Anxious to receive trainloads from the Unoccupied Zone as quickly as possible
to fulfill the convoy schedule for September, they ask Leguay to send those due
for that month's deportations as early as the end of August. Leguay promises to
do all that he can and to raise the matter immediately with Vichy. Further, the
Germans suggest to Leguay that French authorities in the Occupied Zone could
turn over Jews found guilty of crimes or misdemeanors and that in the Vichy
Zone they could begin arresting and delivering Belgian and Dutch Jews.
August 15, 1942. The transfer of children to Drancy is necessary
because Eichmann has forbidden convoys made up exclusively of children; now the
Gestapo either must transfer adults to the Loiret camps to mix them with the
children already there, or bring large numbers of children to Drancy to
accomplish the same thing. The latter solution is adopted. On August 15, the
first convoy of children, from Beaune-la-Rolande and Pithiviers, arrives at
Drancy with 5 men, 218 women, and 1,054 children.
An anonymous
eyewitness, transferred to Pithiviers from prison that day, gives the following
clandestine account of the scene as the children leave for Drancy:
I arrived today in Pithiviers. As I
am arriving, children left without their parents (approximately 1,000) and
those mothers not as yet deported (approximately 250) are being sent off. They
are being sent in the direction of Drancy. It is a terrifying picture! I must
admit that I weakened.... I could not hold back my tears. From here, 3,200
adults, broken up into three groups, are being sent an off to Auschwitz....

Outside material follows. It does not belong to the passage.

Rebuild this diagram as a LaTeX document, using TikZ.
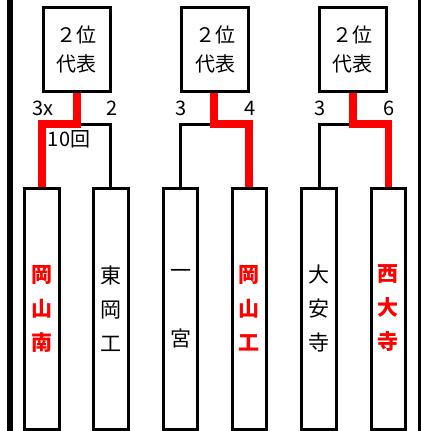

Children up to 14 years of age did not go [with the adults].... They stayed
behind in the camp. The fathers, the mothers, the children all go off in
different directions ... as if it had been purposely arranged to split up the
families.... It is virtually impossible to adequately describe to you the
conditions under which these deportations took place... .
They wrenched
children from their mothers' arms and whatever you can possibly imagine as to
what followed would be an underestimation
. As to the children's departure
this morning, Red Cross assistants accompanied them but their number was hardly
sufficient. Little children were walking, crushed under the heavy weight of
their packages. There were instances where the little sisters were sent off to
Drancy while their little brothers were left behind, all but forgotten by the
policemen.... This I saw with my own eyes... . This
transport's arrival at Drancy was witnessed by Odette Daltroff-Baticie. In an
account of the scene she wrote in 1943 and gave to Serge Klarsfeld in 1977, she
described the children's condition as they entered the camp.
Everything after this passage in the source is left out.